PICProp: Physics-Informed Confidence Propagation for Uncertainty Quantification

TL;DR

This paper introduces PICProp, a novel physics-informed method for propagating confidence intervals in PDE solutions, addressing limitations of existing uncertainty quantification approaches in deep learning.

Contribution

The paper presents PICProp, a bi-level optimization-based approach for valid confidence interval estimation in PDEs without heavy assumptions, advancing uncertainty quantification in physics-informed learning.

Findings

PICProp provides valid confidence intervals with probabilistic guarantees.

The method outperforms traditional approaches in computational experiments.

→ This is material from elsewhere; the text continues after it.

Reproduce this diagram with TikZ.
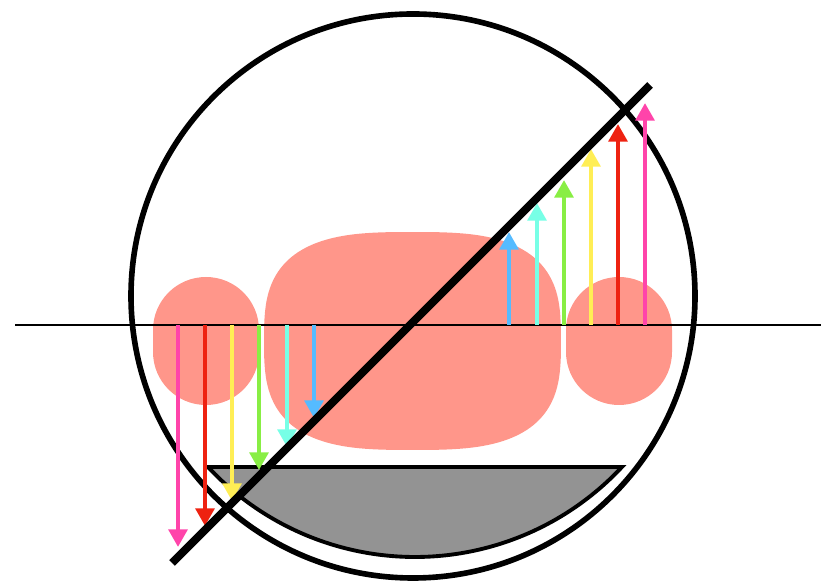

It enables uncertainty propagation across the entire domain of PDEs.

Abstract

Standard approaches for uncertainty quantification in deep learning and physics-informed learning have persistent limitations. Indicatively, strong assumptions regarding the data likelihood are required, the performance highly depends on the selection of priors, and the posterior can be sampled only approximately, which leads to poor approximations because of the associated computational cost. This paper introduces and studies confidence interval (CI) estimation for deterministic partial differential equations as a novel problem. That is, to propagate confidence, in the form of CIs, from data locations to the entire domain with probabilistic guarantees. We propose a method, termed Physics-Informed Confidence Propagation (PICProp), based on bi-level optimization to compute a valid CI without making heavy assumptions. We provide a theorem regarding the validity of our method, and computational experiments, where the focus is on physics-informed learning.